Residents will now be able to address the City Council at the beginning and near the end of each city council meeting.

On Tuesday, April 7, 2009, the City Council voted 4-0-1 to insert a second “public comments” section. Mayor Pro Tempore Fernando Vizcarra was absent.

The City Council had three options to consider.

One, the City Council could leave the “public comments” section at the end of the agenda. Two, the council could move the “public comments” section to the beginning of the agenda. Or, three, the City Council could have two “public comments” periods, one at the beginning and one near the end of each council agenda.

According to city staff, the city council agenda previously had dedicated two “public comments” periods, but one was eliminated beginning May 2006.

Dan Arrighi, then a city councilman, brought the item back to the city council’s attention in August 2006. Arrighi sought to reinstate the old system with two “public comments” section.

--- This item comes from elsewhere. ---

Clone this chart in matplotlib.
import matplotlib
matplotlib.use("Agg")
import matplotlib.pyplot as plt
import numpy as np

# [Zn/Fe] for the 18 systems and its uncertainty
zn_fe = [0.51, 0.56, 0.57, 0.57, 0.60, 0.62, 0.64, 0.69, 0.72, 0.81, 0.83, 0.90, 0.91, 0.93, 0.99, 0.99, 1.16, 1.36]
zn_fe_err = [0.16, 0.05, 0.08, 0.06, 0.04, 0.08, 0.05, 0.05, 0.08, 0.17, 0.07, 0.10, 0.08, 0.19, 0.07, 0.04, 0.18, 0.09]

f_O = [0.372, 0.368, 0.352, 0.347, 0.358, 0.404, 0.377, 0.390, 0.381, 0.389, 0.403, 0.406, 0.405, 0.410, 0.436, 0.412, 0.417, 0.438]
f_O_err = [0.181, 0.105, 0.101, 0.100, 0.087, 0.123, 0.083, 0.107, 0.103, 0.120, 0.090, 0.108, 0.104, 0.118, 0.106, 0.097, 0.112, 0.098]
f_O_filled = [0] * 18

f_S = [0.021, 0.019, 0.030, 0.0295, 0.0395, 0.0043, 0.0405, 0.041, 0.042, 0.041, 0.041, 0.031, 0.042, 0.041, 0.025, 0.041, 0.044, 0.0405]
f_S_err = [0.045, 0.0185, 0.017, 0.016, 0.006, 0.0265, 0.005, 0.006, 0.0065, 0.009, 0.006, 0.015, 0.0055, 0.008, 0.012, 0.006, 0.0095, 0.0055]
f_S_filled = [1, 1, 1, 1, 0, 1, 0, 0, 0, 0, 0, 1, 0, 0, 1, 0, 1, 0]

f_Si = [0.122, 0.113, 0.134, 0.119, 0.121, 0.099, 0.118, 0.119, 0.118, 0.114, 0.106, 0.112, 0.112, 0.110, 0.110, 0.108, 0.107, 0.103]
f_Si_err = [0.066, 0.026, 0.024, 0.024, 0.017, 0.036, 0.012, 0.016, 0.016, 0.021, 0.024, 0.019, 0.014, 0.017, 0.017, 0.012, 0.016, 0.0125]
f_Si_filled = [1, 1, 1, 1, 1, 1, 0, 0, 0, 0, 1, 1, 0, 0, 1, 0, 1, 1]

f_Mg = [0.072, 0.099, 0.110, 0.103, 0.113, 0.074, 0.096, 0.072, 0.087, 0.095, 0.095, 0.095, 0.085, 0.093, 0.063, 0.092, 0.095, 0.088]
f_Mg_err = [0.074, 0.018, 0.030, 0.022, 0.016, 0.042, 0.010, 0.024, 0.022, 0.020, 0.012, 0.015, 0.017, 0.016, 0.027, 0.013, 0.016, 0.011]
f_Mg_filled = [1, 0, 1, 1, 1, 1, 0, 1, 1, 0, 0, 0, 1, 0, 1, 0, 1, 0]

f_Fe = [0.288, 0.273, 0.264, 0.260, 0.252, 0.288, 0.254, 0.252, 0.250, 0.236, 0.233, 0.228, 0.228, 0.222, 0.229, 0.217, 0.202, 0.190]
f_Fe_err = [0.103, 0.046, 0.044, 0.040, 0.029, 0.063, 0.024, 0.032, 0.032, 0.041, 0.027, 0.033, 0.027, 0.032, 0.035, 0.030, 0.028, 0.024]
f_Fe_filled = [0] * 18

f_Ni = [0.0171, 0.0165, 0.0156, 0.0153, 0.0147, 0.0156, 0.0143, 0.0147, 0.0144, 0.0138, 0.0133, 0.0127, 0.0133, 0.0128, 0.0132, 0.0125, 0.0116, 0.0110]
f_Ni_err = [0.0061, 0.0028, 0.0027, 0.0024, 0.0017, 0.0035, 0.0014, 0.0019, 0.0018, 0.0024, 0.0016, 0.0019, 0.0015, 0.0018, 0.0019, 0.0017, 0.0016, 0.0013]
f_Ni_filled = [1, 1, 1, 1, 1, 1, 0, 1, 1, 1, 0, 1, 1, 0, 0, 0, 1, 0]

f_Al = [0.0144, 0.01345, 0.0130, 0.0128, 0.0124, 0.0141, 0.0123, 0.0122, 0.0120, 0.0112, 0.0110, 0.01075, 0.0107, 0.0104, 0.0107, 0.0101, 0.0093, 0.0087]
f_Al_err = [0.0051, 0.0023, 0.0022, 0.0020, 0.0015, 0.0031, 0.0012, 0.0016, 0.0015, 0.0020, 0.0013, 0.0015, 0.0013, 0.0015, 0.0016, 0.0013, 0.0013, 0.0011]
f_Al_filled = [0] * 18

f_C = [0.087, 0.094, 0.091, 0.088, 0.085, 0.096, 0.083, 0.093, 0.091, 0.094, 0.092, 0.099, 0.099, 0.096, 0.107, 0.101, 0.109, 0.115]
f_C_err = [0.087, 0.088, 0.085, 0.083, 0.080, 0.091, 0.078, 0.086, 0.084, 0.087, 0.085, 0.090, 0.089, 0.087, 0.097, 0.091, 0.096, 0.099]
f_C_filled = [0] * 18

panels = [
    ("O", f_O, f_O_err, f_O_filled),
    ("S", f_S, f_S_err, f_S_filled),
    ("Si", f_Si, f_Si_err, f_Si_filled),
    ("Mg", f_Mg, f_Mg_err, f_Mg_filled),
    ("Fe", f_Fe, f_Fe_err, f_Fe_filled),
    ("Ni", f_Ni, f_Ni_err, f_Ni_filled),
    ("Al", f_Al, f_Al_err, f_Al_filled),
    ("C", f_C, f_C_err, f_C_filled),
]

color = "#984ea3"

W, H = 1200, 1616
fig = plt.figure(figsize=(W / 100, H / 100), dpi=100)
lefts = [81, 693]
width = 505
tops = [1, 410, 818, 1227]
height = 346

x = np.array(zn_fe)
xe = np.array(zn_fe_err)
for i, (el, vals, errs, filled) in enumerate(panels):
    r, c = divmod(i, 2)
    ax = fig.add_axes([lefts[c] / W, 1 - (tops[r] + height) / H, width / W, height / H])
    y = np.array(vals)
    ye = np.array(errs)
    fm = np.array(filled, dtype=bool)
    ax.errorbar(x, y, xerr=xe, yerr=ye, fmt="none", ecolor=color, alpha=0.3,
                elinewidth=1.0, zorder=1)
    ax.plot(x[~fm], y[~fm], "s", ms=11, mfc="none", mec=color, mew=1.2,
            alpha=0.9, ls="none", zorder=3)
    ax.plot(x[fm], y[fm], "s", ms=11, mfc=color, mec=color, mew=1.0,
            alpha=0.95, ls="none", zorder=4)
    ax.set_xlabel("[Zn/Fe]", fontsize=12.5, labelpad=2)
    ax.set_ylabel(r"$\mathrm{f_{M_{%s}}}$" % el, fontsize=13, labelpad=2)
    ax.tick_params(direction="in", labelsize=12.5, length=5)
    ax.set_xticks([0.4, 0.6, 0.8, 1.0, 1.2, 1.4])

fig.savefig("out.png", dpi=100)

The former City Council did not agree with Arrighi’s suggestion and voted 3-2 to maintain the system with one “public comments” period. Arrighi and then councilwoman Judy Wong both voted in favor of two periods, while current councilman David Capra voted with the majority to have only one period.

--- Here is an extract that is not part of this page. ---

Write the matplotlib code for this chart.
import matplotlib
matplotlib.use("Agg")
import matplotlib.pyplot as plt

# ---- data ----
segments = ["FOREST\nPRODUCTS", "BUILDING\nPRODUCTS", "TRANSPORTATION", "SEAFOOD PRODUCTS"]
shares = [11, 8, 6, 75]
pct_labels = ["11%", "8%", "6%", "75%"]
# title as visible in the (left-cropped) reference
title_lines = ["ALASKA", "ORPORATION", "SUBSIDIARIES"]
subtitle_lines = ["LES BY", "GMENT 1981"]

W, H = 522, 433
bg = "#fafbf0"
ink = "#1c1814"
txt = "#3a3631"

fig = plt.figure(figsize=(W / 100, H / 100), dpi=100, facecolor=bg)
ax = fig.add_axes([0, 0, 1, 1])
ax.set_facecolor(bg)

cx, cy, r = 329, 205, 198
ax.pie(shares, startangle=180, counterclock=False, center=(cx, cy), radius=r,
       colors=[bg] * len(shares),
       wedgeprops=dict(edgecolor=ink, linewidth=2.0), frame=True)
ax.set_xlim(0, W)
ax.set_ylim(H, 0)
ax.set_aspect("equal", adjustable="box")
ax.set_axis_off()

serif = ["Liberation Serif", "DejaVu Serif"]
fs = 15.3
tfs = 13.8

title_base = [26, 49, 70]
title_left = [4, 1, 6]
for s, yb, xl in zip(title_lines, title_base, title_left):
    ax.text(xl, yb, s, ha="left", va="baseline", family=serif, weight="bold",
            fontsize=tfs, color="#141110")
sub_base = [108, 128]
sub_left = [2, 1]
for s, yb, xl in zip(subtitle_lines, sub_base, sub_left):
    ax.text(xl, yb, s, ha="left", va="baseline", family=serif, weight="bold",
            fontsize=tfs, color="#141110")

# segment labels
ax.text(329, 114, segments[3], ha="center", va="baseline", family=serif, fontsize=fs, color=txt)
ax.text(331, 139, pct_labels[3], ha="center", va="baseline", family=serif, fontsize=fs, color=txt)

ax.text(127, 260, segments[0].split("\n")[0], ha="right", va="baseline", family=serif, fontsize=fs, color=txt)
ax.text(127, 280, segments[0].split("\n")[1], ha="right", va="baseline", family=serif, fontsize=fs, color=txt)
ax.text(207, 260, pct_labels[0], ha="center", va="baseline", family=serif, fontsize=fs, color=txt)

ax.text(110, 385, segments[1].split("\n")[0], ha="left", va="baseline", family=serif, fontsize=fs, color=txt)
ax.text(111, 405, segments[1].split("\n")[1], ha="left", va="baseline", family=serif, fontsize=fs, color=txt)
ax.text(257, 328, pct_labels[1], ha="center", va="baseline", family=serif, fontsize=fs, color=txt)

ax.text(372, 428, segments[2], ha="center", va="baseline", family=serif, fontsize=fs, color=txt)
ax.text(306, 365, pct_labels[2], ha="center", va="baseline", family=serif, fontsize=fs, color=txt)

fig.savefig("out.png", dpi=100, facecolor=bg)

At Tuesday’s city council meeting, councilman Capra explained that the previous City Council voted to have one “public comments” section because a lot of residents were making repetitive comments, especially as the City Council was debating the “Piazza Las Tunas,” now known as the “Piazza at Temple City” proposal.

Councilman Vincent Yu, who placed the “public comments” item on the agenda, noted there were advantages to having two “public comments” sections. Yu stated that residents would not have to wait until the end of a meeting to voice an opinion.

Yu’s point was echoed by Linda Payne, President and Chief Executive Officer (CEO) of the Temple City Chamber of Commerce.

Temple City resident Mary Burke, who had urged the previous City Council to keep two “public comments” sections in 2006, stated thoughts about agenda items sometimes occurred as the meeting progressed. Burke added that when the previous City Council removed a section, she felt the council wanted to discourage residents from speaking.

Without much opposition, the City Council, including councilman Capra, voted to add a second section.

Existing restrictions, such as a 20-minute limit per item and a 5-minute speaking limit per person, will remain.